E a validade desta tese confere legitimidade aos seus representantes para assumir, quer a nível local e regional, quer a nível nacional, a luta para travar o propalado (e por vezes incentivado) avanço da extrema-direita em Portugal. Note-se que não é apenas do Chega que vem o perigo extremista, reaccionário e manifestamente “liberal”.  Ele está no que resta do CDS, na IL, nas franjas do PAN e, curiosamente, no próprio PSD, cujo líder tem um discurso e uma retórica populista e perigosa, que o aproxima da extrema-direita.

 

UMA VEZ MAIS, A LINGUAGEM

Facilmente poderíamos hoje assimilar o que George Orwell escreveu em 1946, num ensaio notável, “A Política e a Língua Inglesa”.  Uma grande parte dos actores partidários, dirigentes e outros funcionários, deveriam atentar, sobre o uso de uma certa linguagem, corrompida pelo pensamento, e por um pensamento corrompido pela linguagem.
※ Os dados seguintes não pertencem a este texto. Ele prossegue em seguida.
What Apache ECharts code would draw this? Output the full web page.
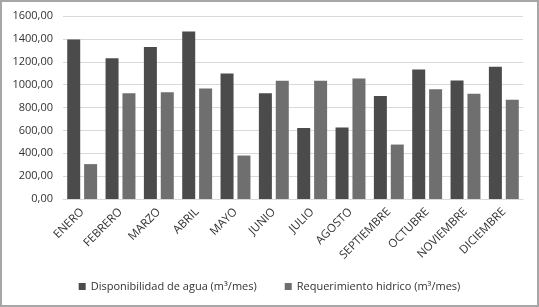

A sugestão de Orwell parece um aviso a todos os que querem fazer da política um acto exangue: “Talvez seja preferível adiar o mais possível o uso de palavras, tratando de esclarecer em primeiro lugar as nossas ideias por meio de imagens e sensações”.

Depois da Noite, continuam os discursos, constituídos em grande parte por eufemismos e formas vagas, convidando e anunciando a “alternância”. 

Para os funcionários e burocratas, ela oscila entre os dois partidos do centrão. Para os cidadãos, alternância a sério é uma mudança radical de políticas, promotoras de autonomia e consideração pelos seus direitos. 

Para os funcionários e burocratas, parece haver sempre um filtro que impede a luz de fazer o seu percurso natural. Os cidadãos querem ver o Sol, ainda que para tal, tenham de derrubar os filtros e as paredes que lhes tolhem o caminho.